Davis managed to navigate precarious hoops to bring performances to Revelstoke for two-months. But her work didn’t come without a couple of close-calls, she said.

“I think it was like a Tuesday or something like that, and our Saturday band, one of the local bands actually hurt himself at work,” said Davis.

Ensuring that the show still went on, Davis proceeded to speedily re-book a performer who was scheduled for the following Saturday to play a week early. Davis said moments like that were few-and-far-between.

She said the community makes all the effort worthwhile.

The attendees of Revy LIVE Outside. (Maggie Davis)

“I think overall, the community is very supportive of this festival,” said Davis.

The festival is one of British Columbia’s longest-running music festivals. This year, the name changed from previous years, but live downtown performances in Revelstoke are a long-standing tradition, according to Davis.

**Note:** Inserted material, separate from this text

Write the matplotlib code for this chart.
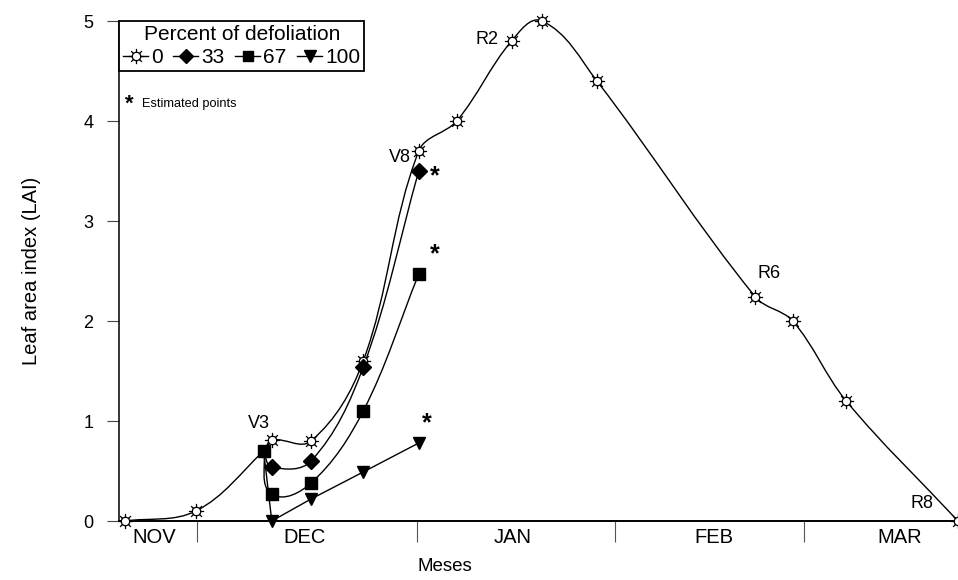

“You talk to locals now and they’re like: ‘oh, man, I remember my first time. Like, my mom let me out of the house, like to go anywhere with my friends was to go listen to the music downtown,’” said Davis.

Davis said the event was a community effort to pull off.

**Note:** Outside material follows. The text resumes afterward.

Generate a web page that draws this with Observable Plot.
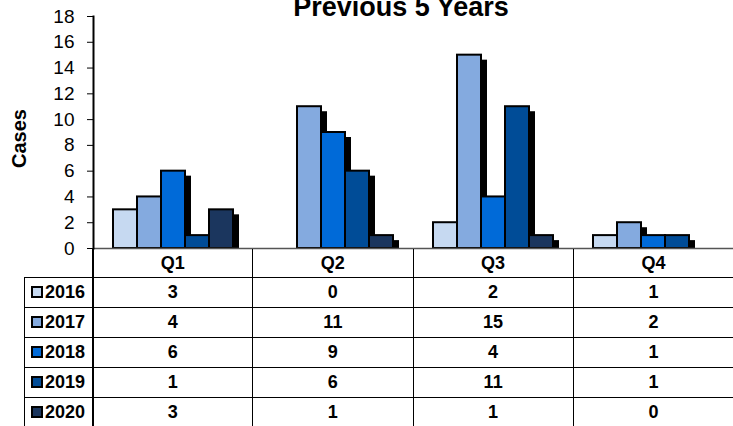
<!DOCTYPE html>
<html><head><meta charset="utf-8">
<script src="https://cdn.jsdelivr.net/npm/d3@7"></script>
<script src="https://cdn.jsdelivr.net/npm/@observablehq/plot@0.6"></script>
<style>
body{margin:0;background:#fff;font-family:"Liberation Sans",Arial,sans-serif;}
#wrap{position:relative;width:733px;height:426px;overflow:hidden;background:#fff;}
#title{position:absolute;left:151px;width:500px;top:-6.4px;text-align:center;font-weight:bold;font-size:27px;line-height:27px;color:#000;}
#chart{position:absolute;left:0;top:0;}
#tbl{position:absolute;left:24px;top:249px;border-collapse:collapse;table-layout:fixed;width:709px;font-weight:bold;font-size:18px;color:#000;}
#tbl td{padding:0;text-align:center;border:1px solid #000;white-space:nowrap;}
#tbl tr.head td{height:28px;border-top:none;}
#tbl tr.head td.blank{border:none;border-bottom:1px solid #000;}
#tbl tr.row td{height:29px;}
#tbl td.lab{text-align:left;padding-left:6px;}
#tbl td.q1{border-left:2px solid #000;}
#tbl td.last{border-right:none;}
.sw{display:inline-block;width:8px;height:8px;border:2px solid #000;margin-right:2px;vertical-align:0px;}
</style>
</head><body>
<div id="wrap">
  <div id="chart"></div>
  <div id="title">Previous 5 Years</div>
  <table id="tbl"></table>
</div>
<script>
const quarters = ["Q1", "Q2", "Q3", "Q4"];
const years = ["2016", "2017", "2018", "2019", "2020"];
const v2016 = [3, 0, 2, 1];
const v2017 = [4, 11, 15, 2];
const v2018 = [6, 9, 4, 1];
const v2019 = [1, 6, 11, 1];
const v2020 = [3, 1, 1, 0];
const yTicks = [0, 2, 4, 6, 8, 10, 12, 14, 16, 18];
const colors = ["#C6D9F1", "#84AADF", "#006AD8", "#004C97", "#1B365E"];
const series = [v2016, v2017, v2018, v2019, v2020];

const data = quarters.flatMap((q, i) => years.map((y, j) => ({quarter: q, year: y, value: series[j][i]})));
const nz = data.filter(d => d.value > 0);

const chart = Plot.plot({
  width: 733, height: 262,
  marginTop: 16, marginBottom: 14, marginLeft: 92, marginRight: 0,
  style: {fontFamily: "Liberation Sans, Arial, sans-serif", fontSize: "18px", color: "#000", background: "transparent"},
  fx: {domain: quarters, padding: 0, axis: null},
  x: {domain: years, paddingInner: 0, paddingOuter: 0.75, axis: null},
  y: {domain: [0, 18]},
  color: {domain: years, range: colors},
  marks: [
    Plot.barY(nz, {fx: "quarter", x: "year", y: "value", fill: "#000", dx: 6, insetTop: 5}),
    Plot.barY(nz, {fx: "quarter", x: "year", y: "value", fill: "year", stroke: "#000", strokeWidth: 2}),
    Plot.ruleY([0], {stroke: "#555", strokeWidth: 1.5}),
    Plot.frame({anchor: "left", facetAnchor: "left", stroke: "#000", strokeWidth: 2}),
    Plot.axisY({ticks: yTicks, tickSize: 6, tickPadding: 13, label: null, fontSize: 19, facetAnchor: "left"}),
    Plot.text(["Cases"], {frameAnchor: "left", textAnchor: "middle", dx: -74, dy: 6, rotate: -90, fontWeight: "bold", fontSize: 20, facetAnchor: "left"})
  ]
});
document.getElementById("chart").appendChild(chart);

// data table
const tbl = document.getElementById("tbl");
const cg = document.createElement("colgroup");
[68, 160.25, 160.25, 160.25, 160.25].forEach(w => { const c = document.createElement("col"); c.style.width = w + "px"; cg.appendChild(c); });
tbl.appendChild(cg);
const head = document.createElement("tr"); head.className = "head";
const b = document.createElement("td"); b.className = "blank"; head.appendChild(b);
quarters.forEach((q, i) => { const td = document.createElement("td"); td.textContent = q; td.className = (i === 0 ? "q1" : "") + (i === 3 ? " last" : ""); head.appendChild(td); });
tbl.appendChild(head);
years.forEach((y, j) => {
  const tr = document.createElement("tr"); tr.className = "row";
  const lab = document.createElement("td"); lab.className = "lab";
  const sw = document.createElement("span"); sw.className = "sw"; sw.style.background = colors[j];
  lab.appendChild(sw); lab.appendChild(document.createTextNode(y));
  tr.appendChild(lab);
  series[j].forEach((v, i) => { const td = document.createElement("td"); td.textContent = v; td.className = (i === 0 ? "q1" : "") + (i === 3 ? " last" : ""); tr.appendChild(td); });
  tbl.appendChild(tr);
});
</script>
</body></html>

“We worked with some incredible local restaurants this year to feed our artists, the Regent put up all of our bands. So, we’re so fortunate for them because we would not have been able to do this without them,” said Davis.

She also said her team behind the scenes were instrumental. The group responsible for the event was comprised of Frank Kim, Alexis Welch, Jace Preenan, Callum O’Hare, and Josiah Olson, who Davis lovingly referred to as her “dream team.”

Davis is open to the challenge again next year, but as all non-profit work goes, it will depend heavily on what they can budget for.